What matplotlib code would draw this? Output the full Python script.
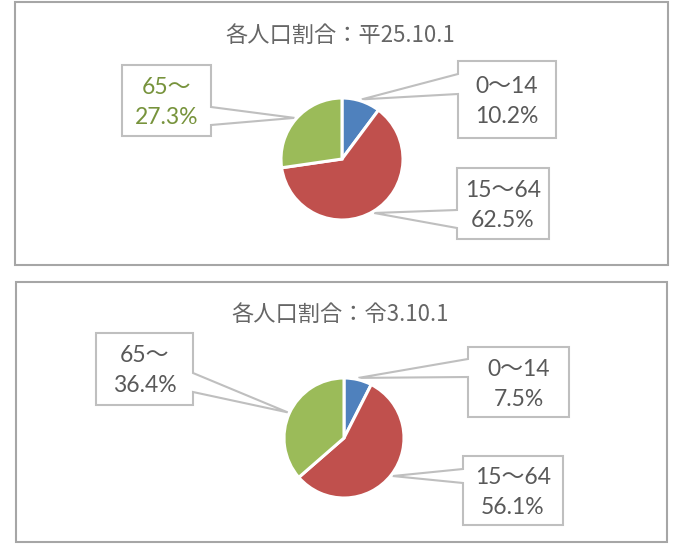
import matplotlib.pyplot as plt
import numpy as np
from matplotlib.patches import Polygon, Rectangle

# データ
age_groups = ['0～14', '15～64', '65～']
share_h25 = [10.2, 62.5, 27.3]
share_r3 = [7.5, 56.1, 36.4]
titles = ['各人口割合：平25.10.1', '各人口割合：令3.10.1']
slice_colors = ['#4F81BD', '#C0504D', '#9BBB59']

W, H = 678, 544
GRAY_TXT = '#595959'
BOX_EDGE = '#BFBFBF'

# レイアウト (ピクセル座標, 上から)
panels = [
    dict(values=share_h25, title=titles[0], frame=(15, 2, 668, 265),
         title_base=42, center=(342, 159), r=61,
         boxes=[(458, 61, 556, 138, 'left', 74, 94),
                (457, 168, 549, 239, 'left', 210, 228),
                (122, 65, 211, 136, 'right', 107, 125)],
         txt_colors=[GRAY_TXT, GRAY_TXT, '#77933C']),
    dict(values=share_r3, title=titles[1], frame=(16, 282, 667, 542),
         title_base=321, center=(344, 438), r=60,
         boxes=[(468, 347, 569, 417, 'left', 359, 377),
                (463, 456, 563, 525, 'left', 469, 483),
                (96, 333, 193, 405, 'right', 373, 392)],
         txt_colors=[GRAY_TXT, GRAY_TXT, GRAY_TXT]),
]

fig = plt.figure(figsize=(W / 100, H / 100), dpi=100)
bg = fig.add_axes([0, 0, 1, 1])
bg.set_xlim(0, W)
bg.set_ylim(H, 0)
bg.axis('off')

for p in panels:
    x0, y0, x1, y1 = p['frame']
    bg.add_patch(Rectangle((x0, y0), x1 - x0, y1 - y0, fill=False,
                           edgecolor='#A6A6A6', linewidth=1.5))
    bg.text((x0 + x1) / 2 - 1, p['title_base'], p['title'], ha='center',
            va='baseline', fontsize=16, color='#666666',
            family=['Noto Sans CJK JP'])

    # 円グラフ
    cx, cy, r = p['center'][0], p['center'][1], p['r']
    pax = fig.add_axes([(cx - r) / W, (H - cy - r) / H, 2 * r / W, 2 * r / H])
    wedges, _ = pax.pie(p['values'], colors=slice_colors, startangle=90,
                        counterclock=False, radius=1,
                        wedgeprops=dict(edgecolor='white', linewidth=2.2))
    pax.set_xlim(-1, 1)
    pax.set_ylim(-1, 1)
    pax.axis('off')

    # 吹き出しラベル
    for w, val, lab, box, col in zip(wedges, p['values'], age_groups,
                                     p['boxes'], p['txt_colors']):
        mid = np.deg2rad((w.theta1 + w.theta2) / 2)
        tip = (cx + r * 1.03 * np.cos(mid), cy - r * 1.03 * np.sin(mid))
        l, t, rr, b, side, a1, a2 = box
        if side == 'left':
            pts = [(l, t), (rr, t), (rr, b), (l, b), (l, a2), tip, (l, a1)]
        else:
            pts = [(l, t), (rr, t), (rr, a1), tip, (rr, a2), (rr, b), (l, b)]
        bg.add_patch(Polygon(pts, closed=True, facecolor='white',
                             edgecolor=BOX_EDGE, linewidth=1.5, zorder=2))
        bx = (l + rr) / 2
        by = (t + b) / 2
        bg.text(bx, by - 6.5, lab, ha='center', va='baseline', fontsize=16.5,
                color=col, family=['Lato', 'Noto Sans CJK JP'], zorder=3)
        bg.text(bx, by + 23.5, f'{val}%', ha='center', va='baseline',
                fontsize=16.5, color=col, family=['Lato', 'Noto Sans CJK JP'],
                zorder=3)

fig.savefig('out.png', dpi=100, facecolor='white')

● **Your instructions**:
Extract, word for word, each line from the top of the data down to and including the line with "BOX_EDGE = '#BFBFBF'"; skip the pictures.

● **Written response**:
What matplotlib code would draw this? Output the full Python script.
import matplotlib.pyplot as plt
import numpy as np
from matplotlib.patches import Polygon, Rectangle

# データ
age_groups = ['0～14', '15～64', '65～']
share_h25 = [10.2, 62.5, 27.3]
share_r3 = [7.5, 56.1, 36.4]
titles = ['各人口割合：平25.10.1', '各人口割合：令3.10.1']
slice_colors = ['#4F81BD', '#C0504D', '#9BBB59']

W, H = 678, 544
GRAY_TXT = '#595959'
BOX_EDGE = '#BFBFBF'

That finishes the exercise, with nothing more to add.